### GIVEN MATERIAL
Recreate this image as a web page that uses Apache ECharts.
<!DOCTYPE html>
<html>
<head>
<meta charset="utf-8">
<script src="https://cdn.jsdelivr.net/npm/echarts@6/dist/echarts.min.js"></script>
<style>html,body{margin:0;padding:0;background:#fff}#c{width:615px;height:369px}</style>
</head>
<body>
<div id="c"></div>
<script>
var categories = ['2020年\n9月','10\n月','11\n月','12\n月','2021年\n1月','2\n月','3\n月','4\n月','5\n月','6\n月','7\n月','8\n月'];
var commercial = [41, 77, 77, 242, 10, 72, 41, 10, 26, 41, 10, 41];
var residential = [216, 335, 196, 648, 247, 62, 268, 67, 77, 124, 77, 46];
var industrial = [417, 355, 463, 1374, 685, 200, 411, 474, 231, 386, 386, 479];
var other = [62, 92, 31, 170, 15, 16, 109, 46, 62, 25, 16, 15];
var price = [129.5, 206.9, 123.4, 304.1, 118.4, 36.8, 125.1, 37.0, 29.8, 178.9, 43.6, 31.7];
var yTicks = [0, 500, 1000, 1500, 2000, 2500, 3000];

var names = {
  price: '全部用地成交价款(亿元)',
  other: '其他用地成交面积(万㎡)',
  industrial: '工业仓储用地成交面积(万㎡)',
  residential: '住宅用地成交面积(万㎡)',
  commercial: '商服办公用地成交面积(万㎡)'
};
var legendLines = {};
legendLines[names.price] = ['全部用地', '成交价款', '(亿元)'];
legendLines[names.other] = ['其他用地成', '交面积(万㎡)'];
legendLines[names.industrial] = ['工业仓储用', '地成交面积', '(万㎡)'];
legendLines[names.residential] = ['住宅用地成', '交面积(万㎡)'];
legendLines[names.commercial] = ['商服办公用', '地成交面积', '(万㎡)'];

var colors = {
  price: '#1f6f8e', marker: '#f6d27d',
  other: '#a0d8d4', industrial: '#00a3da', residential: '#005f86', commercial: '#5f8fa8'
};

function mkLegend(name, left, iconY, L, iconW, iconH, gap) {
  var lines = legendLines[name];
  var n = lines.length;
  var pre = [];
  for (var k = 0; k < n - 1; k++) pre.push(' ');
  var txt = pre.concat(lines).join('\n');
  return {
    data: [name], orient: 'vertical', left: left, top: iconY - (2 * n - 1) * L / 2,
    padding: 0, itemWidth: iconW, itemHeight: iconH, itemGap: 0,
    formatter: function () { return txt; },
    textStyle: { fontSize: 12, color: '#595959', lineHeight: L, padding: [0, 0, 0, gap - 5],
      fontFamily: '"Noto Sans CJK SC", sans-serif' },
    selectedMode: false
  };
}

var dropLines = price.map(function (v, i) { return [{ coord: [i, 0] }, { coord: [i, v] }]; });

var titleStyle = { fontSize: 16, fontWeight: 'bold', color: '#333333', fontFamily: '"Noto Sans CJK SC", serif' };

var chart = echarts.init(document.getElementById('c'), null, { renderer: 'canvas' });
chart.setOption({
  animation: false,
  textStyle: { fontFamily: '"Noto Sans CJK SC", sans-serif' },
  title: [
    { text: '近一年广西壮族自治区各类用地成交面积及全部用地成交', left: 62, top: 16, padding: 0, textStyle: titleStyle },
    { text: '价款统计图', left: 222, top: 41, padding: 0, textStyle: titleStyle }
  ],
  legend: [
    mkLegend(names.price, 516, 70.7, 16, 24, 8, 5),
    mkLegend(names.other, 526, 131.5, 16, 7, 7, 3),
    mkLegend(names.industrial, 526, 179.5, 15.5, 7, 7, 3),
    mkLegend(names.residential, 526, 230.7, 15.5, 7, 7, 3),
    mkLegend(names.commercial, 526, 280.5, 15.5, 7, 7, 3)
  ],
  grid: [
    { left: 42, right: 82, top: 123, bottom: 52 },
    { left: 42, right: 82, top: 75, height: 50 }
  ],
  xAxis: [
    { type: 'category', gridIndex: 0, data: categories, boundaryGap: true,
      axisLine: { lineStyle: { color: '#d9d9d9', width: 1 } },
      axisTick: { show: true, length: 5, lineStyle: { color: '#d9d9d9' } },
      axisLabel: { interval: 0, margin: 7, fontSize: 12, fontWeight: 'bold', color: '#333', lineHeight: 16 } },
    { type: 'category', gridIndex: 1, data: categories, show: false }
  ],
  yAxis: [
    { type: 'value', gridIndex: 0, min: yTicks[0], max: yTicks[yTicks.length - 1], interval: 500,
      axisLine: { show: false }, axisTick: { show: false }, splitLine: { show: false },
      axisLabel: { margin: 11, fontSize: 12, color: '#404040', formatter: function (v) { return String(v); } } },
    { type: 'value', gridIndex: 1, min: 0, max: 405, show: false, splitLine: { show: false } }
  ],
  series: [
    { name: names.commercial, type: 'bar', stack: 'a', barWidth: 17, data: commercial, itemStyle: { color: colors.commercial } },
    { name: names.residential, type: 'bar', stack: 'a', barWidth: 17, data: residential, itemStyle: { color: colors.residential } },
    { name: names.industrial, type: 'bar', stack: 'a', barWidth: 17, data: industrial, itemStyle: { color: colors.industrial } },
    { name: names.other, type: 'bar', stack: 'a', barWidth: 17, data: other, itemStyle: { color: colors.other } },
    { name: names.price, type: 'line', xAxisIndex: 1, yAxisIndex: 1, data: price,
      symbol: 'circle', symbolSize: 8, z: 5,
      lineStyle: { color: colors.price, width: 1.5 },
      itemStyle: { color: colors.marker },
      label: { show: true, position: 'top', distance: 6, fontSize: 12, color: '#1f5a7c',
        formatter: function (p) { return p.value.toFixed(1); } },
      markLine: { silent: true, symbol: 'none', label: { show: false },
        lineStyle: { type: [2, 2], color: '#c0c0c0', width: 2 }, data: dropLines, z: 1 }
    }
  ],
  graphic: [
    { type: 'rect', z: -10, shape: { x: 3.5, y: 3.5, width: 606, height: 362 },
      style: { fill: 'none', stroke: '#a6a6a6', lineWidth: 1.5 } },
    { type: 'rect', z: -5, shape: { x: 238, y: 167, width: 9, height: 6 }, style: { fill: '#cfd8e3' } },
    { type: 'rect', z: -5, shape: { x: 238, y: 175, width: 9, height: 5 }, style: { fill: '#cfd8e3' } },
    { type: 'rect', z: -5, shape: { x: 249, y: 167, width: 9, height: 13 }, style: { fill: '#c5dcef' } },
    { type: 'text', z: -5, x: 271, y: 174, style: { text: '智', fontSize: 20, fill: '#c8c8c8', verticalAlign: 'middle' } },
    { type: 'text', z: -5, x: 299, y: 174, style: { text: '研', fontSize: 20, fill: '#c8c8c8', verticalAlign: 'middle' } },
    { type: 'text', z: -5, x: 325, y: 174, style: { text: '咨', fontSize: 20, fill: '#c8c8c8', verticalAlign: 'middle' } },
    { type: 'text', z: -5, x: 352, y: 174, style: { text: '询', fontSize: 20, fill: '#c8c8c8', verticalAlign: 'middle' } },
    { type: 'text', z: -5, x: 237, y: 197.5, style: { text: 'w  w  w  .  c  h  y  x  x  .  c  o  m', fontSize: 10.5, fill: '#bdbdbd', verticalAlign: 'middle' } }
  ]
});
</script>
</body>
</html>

### EXERCISE DIRECTIONS
The lines from the top of the data above down to the line containing "var yTicks = [0, 500, 1000, 1500, 2000, 2500, 3000];" are to be copied exactly; no other line should appear.

### WORKED ANSWER
Recreate this image as a web page that uses Apache ECharts.
<!DOCTYPE html>
<html>
<head>
<meta charset="utf-8">
<script src="https://cdn.jsdelivr.net/npm/echarts@6/dist/echarts.min.js"></script>
<style>html,body{margin:0;padding:0;background:#fff}#c{width:615px;height:369px}</style>
</head>
<body>
<div id="c"></div>
<script>
var categories = ['2020年\n9月','10\n月','11\n月','12\n月','2021年\n1月','2\n月','3\n月','4\n月','5\n月','6\n月','7\n月','8\n月'];
var commercial = [41, 77, 77, 242, 10, 72, 41, 10, 26, 41, 10, 41];
var residential = [216, 335, 196, 648, 247, 62, 268, 67, 77, 124, 77, 46];
var industrial = [417, 355, 463, 1374, 685, 200, 411, 474, 231, 386, 386, 479];
var other = [62, 92, 31, 170, 15, 16, 109, 46, 62, 25, 16, 15];
var price = [129.5, 206.9, 123.4, 304.1, 118.4, 36.8, 125.1, 37.0, 29.8, 178.9, 43.6, 31.7];
var yTicks = [0, 500, 1000, 1500, 2000, 2500, 3000];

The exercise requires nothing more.